Every one of us experiences the emotions associated with intelligent thought, every single day as we piece together the new world into which we open our eyes. I'm not sure where we got the idea that critical thinking was a dry, cool, systematic endeavor but that's certainly not the truth. No, contrary to the popular notions, the application of intelligence is a highly emotional, messy, confusing, stressful process: much more Captain Kirk than Mr. Spock.

One of the functions of schools is to measure intelligence, indeed an entire industry has sprung up around this notion, bringing forth our current era of standardized testing, complete with standardized curricula designed with those standard measures in mind, as if we hope to make all the sprouts grow into plants of exactly the same shape and size. But this is nothing new. Schools were in the intelligence measuring game long before the advent of testing corporations, with their own tests and grades and report cards. Yet all they've ever sought to measure is what kids already know, which has nothing to do with intelligence.

I've had the opportunity to sit in on several psychologist administered IQ tests. I'll never forget the boy who was asked how many arms a person has and was judged to be wrong when he, after much thought, shrugged, "Two . . . or one . . . or even none." Had he just blurted out "Two!" the test would have assessed him as smarter. The kid with the quick hand and ready answer is judged to be the most intelligent by this process, downgrading the child who is engaged in the actual process of applying his intelligence. Which is to say making something that is unknown into something that is known.

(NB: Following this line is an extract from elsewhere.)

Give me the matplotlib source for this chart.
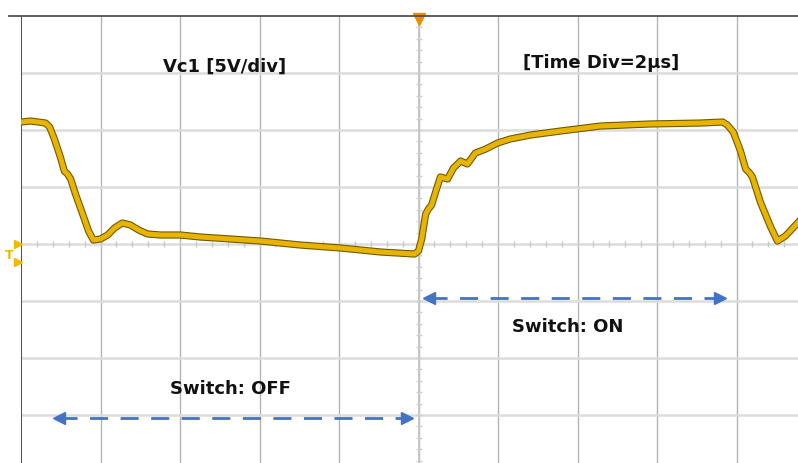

Our intelligence is called into play when confronted with the unknown. What are we going to do about it? How do we go about solving or understanding this? Confronting the unknown is necessarily an emotional experience and those feelings of astonishment, confusion, struggle, puzzlement, surprise, eagerness, anticipation, anxiety, excitement, and passion are the material of intelligent thought. Without that, we're left with mere knowing. It's the values and virtues of not knowing that are the real measures of intelligent thought.